**Data supplied**
━━━━━━━━
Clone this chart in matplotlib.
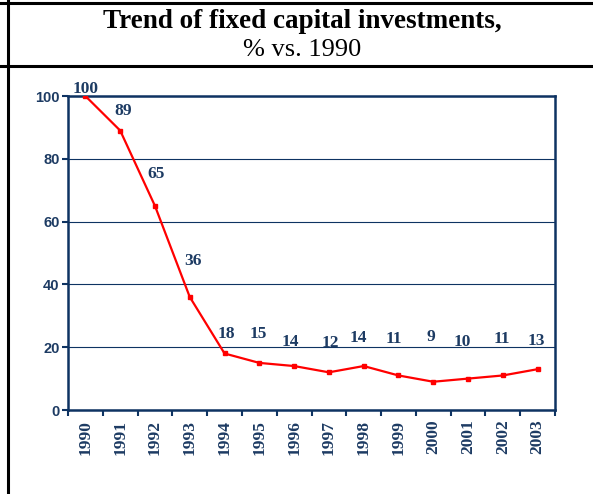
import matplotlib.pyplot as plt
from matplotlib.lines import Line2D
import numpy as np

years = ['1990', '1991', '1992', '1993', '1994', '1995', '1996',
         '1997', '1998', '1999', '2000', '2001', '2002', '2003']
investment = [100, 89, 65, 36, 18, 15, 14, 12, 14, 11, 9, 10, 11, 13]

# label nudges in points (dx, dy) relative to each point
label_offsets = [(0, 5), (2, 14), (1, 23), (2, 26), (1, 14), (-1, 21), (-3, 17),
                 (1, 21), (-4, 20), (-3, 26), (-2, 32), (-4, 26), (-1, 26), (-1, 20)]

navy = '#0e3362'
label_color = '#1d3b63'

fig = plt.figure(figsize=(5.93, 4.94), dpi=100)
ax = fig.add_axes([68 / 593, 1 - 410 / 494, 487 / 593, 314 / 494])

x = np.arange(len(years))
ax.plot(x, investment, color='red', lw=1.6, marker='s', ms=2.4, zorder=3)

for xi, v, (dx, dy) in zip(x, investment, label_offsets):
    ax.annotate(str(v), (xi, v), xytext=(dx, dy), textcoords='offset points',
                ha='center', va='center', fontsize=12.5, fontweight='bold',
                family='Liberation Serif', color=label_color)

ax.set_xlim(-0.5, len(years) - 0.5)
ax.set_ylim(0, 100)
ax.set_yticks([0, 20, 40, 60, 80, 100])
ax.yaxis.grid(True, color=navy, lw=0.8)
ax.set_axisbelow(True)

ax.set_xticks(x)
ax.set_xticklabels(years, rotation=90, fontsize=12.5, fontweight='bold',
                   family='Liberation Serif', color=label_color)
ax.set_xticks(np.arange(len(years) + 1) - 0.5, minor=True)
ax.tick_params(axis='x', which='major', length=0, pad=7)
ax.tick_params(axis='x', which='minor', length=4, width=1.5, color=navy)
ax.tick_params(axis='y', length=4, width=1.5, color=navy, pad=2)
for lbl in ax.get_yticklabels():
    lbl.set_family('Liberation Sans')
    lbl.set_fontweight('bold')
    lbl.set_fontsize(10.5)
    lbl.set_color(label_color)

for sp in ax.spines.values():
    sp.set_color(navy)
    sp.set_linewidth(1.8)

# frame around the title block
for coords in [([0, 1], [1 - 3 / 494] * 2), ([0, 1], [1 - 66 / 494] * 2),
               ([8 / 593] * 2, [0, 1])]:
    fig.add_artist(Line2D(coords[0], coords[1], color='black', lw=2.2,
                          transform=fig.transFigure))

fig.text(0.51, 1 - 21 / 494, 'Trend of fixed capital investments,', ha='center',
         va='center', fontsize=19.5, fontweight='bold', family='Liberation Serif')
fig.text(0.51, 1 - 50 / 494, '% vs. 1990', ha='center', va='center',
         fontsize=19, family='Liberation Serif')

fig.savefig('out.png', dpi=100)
━━━━━━━━
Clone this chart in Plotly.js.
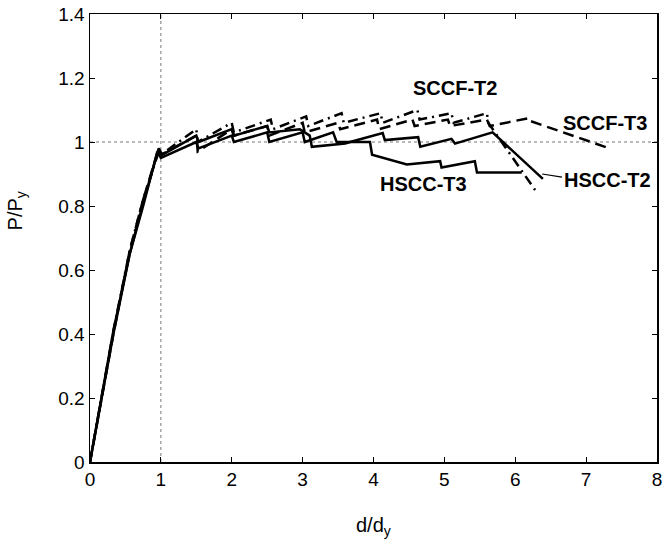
━━━━━━━━
**What you will do**
Transcribe exactly the lines between the one containing "Clone this chart in matplotlib." and the one containing "import numpy as np", counting both ends. Pictures are not copied.

**Answer to this exercise**
Clone this chart in matplotlib.
import matplotlib.pyplot as plt
from matplotlib.lines import Line2D
import numpy as np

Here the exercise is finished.